Restate the listing that follows word for word, without its pictures.

++++ Records for the exercise

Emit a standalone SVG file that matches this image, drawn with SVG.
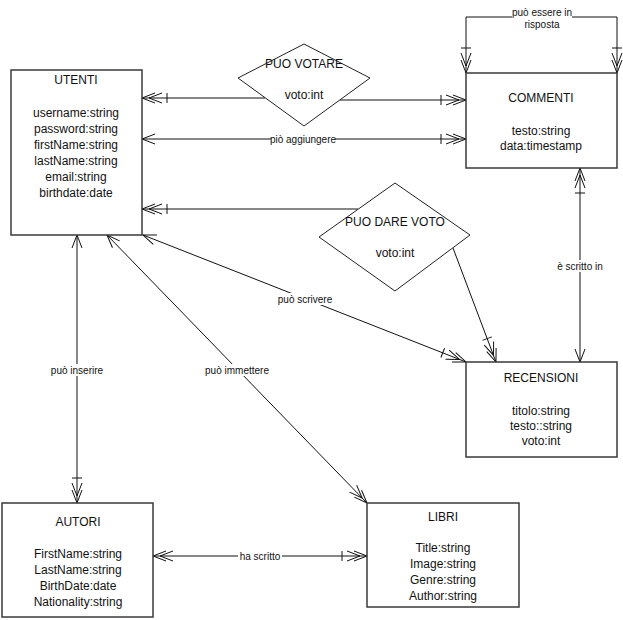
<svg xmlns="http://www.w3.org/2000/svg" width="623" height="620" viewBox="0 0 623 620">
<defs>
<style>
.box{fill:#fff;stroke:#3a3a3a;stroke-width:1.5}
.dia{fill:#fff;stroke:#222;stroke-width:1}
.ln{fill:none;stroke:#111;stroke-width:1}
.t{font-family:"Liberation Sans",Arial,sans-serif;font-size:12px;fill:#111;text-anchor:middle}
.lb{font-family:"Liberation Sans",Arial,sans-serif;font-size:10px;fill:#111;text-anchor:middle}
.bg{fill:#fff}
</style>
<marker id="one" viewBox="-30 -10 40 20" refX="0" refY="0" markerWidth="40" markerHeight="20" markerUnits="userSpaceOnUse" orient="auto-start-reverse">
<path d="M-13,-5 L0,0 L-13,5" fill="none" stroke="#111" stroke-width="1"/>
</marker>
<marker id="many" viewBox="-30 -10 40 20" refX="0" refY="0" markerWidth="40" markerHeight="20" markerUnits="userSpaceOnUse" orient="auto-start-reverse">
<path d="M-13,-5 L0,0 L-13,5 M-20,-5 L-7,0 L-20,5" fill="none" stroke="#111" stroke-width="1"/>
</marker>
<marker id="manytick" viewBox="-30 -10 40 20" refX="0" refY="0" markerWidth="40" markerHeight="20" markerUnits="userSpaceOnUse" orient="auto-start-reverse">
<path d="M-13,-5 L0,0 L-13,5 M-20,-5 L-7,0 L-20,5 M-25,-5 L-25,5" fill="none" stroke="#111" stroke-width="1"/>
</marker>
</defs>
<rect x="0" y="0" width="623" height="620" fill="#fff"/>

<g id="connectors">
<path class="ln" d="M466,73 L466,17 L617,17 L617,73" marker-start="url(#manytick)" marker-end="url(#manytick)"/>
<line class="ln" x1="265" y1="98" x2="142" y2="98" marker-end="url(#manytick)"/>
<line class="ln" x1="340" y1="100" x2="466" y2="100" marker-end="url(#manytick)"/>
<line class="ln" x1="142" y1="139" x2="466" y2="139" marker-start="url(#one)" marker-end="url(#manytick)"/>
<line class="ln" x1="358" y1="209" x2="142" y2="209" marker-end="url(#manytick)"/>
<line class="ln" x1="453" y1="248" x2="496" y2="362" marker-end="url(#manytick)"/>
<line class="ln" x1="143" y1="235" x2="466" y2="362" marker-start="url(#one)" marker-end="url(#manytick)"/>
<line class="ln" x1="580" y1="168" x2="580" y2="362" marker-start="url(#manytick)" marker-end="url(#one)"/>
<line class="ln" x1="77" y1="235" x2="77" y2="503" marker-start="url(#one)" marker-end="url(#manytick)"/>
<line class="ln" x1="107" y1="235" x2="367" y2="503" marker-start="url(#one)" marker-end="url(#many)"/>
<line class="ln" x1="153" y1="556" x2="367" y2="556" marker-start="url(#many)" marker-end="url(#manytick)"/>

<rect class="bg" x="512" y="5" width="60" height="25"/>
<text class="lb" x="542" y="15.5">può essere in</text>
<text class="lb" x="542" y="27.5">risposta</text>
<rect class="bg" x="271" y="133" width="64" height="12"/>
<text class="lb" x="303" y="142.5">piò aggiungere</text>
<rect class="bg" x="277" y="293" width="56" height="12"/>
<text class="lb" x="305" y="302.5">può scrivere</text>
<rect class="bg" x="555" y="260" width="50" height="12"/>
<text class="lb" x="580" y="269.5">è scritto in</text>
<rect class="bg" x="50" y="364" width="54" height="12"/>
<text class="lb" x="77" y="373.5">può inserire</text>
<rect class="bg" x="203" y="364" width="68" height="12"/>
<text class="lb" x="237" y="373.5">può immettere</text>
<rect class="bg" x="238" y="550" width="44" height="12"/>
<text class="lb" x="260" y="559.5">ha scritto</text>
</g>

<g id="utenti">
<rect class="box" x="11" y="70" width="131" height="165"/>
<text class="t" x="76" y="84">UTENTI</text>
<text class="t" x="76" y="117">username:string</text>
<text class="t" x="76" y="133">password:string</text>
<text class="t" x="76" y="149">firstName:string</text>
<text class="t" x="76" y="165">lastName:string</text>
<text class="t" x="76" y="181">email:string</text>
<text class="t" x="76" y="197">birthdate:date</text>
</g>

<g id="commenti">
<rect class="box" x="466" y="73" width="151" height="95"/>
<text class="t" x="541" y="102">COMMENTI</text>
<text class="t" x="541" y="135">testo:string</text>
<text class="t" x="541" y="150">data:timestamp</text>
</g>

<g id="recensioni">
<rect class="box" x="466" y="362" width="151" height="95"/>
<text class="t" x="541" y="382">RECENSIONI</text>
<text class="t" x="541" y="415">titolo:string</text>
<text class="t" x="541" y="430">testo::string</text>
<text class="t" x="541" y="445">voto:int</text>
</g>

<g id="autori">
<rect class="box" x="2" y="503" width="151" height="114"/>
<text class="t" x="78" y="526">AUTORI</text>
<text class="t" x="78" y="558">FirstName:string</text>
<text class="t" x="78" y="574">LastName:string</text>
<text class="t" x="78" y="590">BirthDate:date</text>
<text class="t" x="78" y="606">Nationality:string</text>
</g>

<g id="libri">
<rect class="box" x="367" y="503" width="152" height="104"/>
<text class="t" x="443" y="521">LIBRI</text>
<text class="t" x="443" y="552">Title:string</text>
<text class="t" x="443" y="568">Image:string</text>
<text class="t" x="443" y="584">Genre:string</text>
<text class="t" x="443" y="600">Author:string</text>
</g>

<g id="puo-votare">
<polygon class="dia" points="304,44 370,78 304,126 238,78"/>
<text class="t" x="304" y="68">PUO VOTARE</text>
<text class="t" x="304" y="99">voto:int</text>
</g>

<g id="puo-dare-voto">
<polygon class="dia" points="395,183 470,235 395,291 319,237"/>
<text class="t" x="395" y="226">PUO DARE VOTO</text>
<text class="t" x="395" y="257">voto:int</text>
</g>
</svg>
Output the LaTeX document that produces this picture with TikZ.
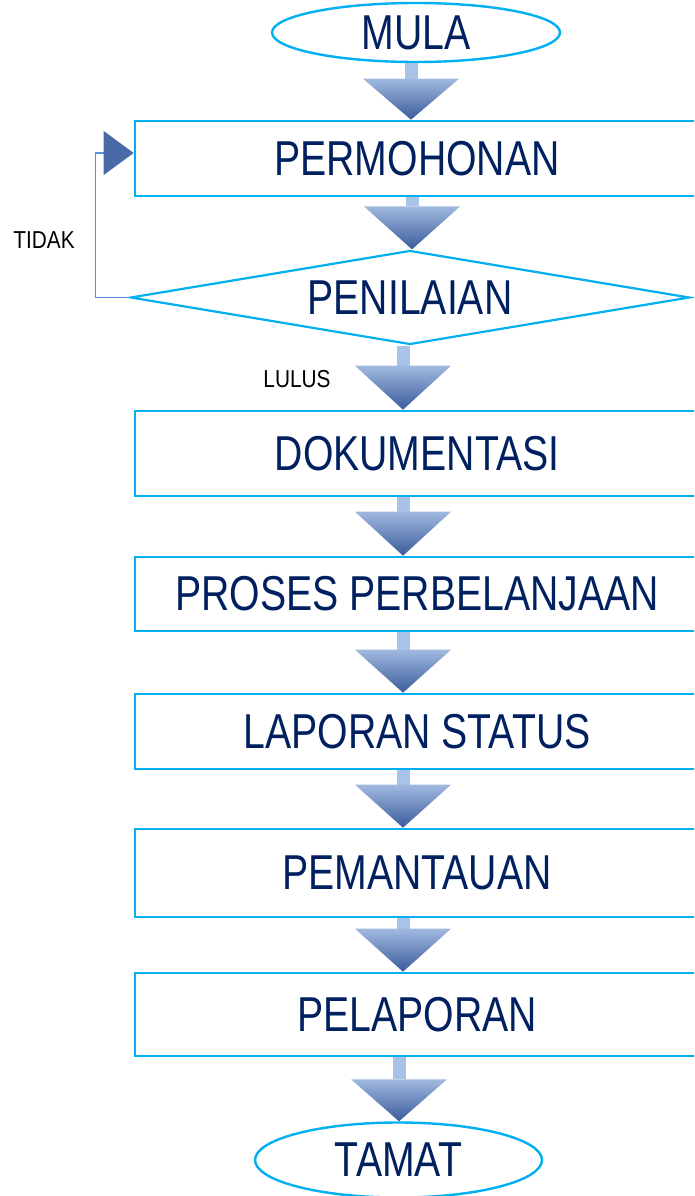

++++++++

» Right answer:
Emit a standalone SVG file that matches this image, drawn with SVG.
<svg xmlns="http://www.w3.org/2000/svg" width="623" height="620" viewBox="0 0 623 620">
<defs>
<style>
.box{fill:#fff;stroke:#3a3a3a;stroke-width:1.5}
.dia{fill:#fff;stroke:#222;stroke-width:1}
.ln{fill:none;stroke:#111;stroke-width:1}
.t{font-family:"Liberation Sans",Arial,sans-serif;font-size:12px;fill:#111;text-anchor:middle}
.lb{font-family:"Liberation Sans",Arial,sans-serif;font-size:10px;fill:#111;text-anchor:middle}
.bg{fill:#fff}
</style>
<marker id="one" viewBox="-30 -10 40 20" refX="0" refY="0" markerWidth="40" markerHeight="20" markerUnits="userSpaceOnUse" orient="auto-start-reverse">
<path d="M-13,-5 L0,0 L-13,5" fill="none" stroke="#111" stroke-width="1"/>
</marker>
<marker id="many" viewBox="-30 -10 40 20" refX="0" refY="0" markerWidth="40" markerHeight="20" markerUnits="userSpaceOnUse" orient="auto-start-reverse">
<path d="M-13,-5 L0,0 L-13,5 M-20,-5 L-7,0 L-20,5" fill="none" stroke="#111" stroke-width="1"/>
</marker>
<marker id="manytick" viewBox="-30 -10 40 20" refX="0" refY="0" markerWidth="40" markerHeight="20" markerUnits="userSpaceOnUse" orient="auto-start-reverse">
<path d="M-13,-5 L0,0 L-13,5 M-20,-5 L-7,0 L-20,5 M-25,-5 L-25,5" fill="none" stroke="#111" stroke-width="1"/>
</marker>
</defs>
<rect x="0" y="0" width="623" height="620" fill="#fff"/>

<g id="connectors">
<path class="ln" d="M466,73 L466,17 L617,17 L617,73" marker-start="url(#manytick)" marker-end="url(#manytick)"/>
<line class="ln" x1="265" y1="98" x2="142" y2="98" marker-end="url(#manytick)"/>
<line class="ln" x1="340" y1="100" x2="466" y2="100" marker-end="url(#manytick)"/>
<line class="ln" x1="142" y1="139" x2="466" y2="139" marker-start="url(#one)" marker-end="url(#manytick)"/>
<line class="ln" x1="358" y1="209" x2="142" y2="209" marker-end="url(#manytick)"/>
<line class="ln" x1="453" y1="248" x2="496" y2="362" marker-end="url(#manytick)"/>
<line class="ln" x1="143" y1="235" x2="466" y2="362" marker-start="url(#one)" marker-end="url(#manytick)"/>
<line class="ln" x1="580" y1="168" x2="580" y2="362" marker-start="url(#manytick)" marker-end="url(#one)"/>
<line class="ln" x1="77" y1="235" x2="77" y2="503" marker-start="url(#one)" marker-end="url(#manytick)"/>
<line class="ln" x1="107" y1="235" x2="367" y2="503" marker-start="url(#one)" marker-end="url(#many)"/>
<line class="ln" x1="153" y1="556" x2="367" y2="556" marker-start="url(#many)" marker-end="url(#manytick)"/>

<rect class="bg" x="512" y="5" width="60" height="25"/>
<text class="lb" x="542" y="15.5">può essere in</text>
<text class="lb" x="542" y="27.5">risposta</text>
<rect class="bg" x="271" y="133" width="64" height="12"/>
<text class="lb" x="303" y="142.5">piò aggiungere</text>
<rect class="bg" x="277" y="293" width="56" height="12"/>
<text class="lb" x="305" y="302.5">può scrivere</text>
<rect class="bg" x="555" y="260" width="50" height="12"/>
<text class="lb" x="580" y="269.5">è scritto in</text>
<rect class="bg" x="50" y="364" width="54" height="12"/>
<text class="lb" x="77" y="373.5">può inserire</text>
<rect class="bg" x="203" y="364" width="68" height="12"/>
<text class="lb" x="237" y="373.5">può immettere</text>
<rect class="bg" x="238" y="550" width="44" height="12"/>
<text class="lb" x="260" y="559.5">ha scritto</text>
</g>

<g id="utenti">
<rect class="box" x="11" y="70" width="131" height="165"/>
<text class="t" x="76" y="84">UTENTI</text>
<text class="t" x="76" y="117">username:string</text>
<text class="t" x="76" y="133">password:string</text>
<text class="t" x="76" y="149">firstName:string</text>
<text class="t" x="76" y="165">lastName:string</text>
<text class="t" x="76" y="181">email:string</text>
<text class="t" x="76" y="197">birthdate:date</text>
</g>

<g id="commenti">
<rect class="box" x="466" y="73" width="151" height="95"/>
<text class="t" x="541" y="102">COMMENTI</text>
<text class="t" x="541" y="135">testo:string</text>
<text class="t" x="541" y="150">data:timestamp</text>
</g>

<g id="recensioni">
<rect class="box" x="466" y="362" width="151" height="95"/>
<text class="t" x="541" y="382">RECENSIONI</text>
<text class="t" x="541" y="415">titolo:string</text>
<text class="t" x="541" y="430">testo::string</text>
<text class="t" x="541" y="445">voto:int</text>
</g>

<g id="autori">
<rect class="box" x="2" y="503" width="151" height="114"/>
<text class="t" x="78" y="526">AUTORI</text>
<text class="t" x="78" y="558">FirstName:string</text>
<text class="t" x="78" y="574">LastName:string</text>
<text class="t" x="78" y="590">BirthDate:date</text>
<text class="t" x="78" y="606">Nationality:string</text>
</g>

<g id="libri">
<rect class="box" x="367" y="503" width="152" height="104"/>
<text class="t" x="443" y="521">LIBRI</text>
<text class="t" x="443" y="552">Title:string</text>
<text class="t" x="443" y="568">Image:string</text>
<text class="t" x="443" y="584">Genre:string</text>
<text class="t" x="443" y="600">Author:string</text>
</g>

<g id="puo-votare">
<polygon class="dia" points="304,44 370,78 304,126 238,78"/>
<text class="t" x="304" y="68">PUO VOTARE</text>
<text class="t" x="304" y="99">voto:int</text>
</g>

<g id="puo-dare-voto">
<polygon class="dia" points="395,183 470,235 395,291 319,237"/>
<text class="t" x="395" y="226">PUO DARE VOTO</text>
<text class="t" x="395" y="257">voto:int</text>
</g>
</svg>
Output the LaTeX document that produces this picture with TikZ.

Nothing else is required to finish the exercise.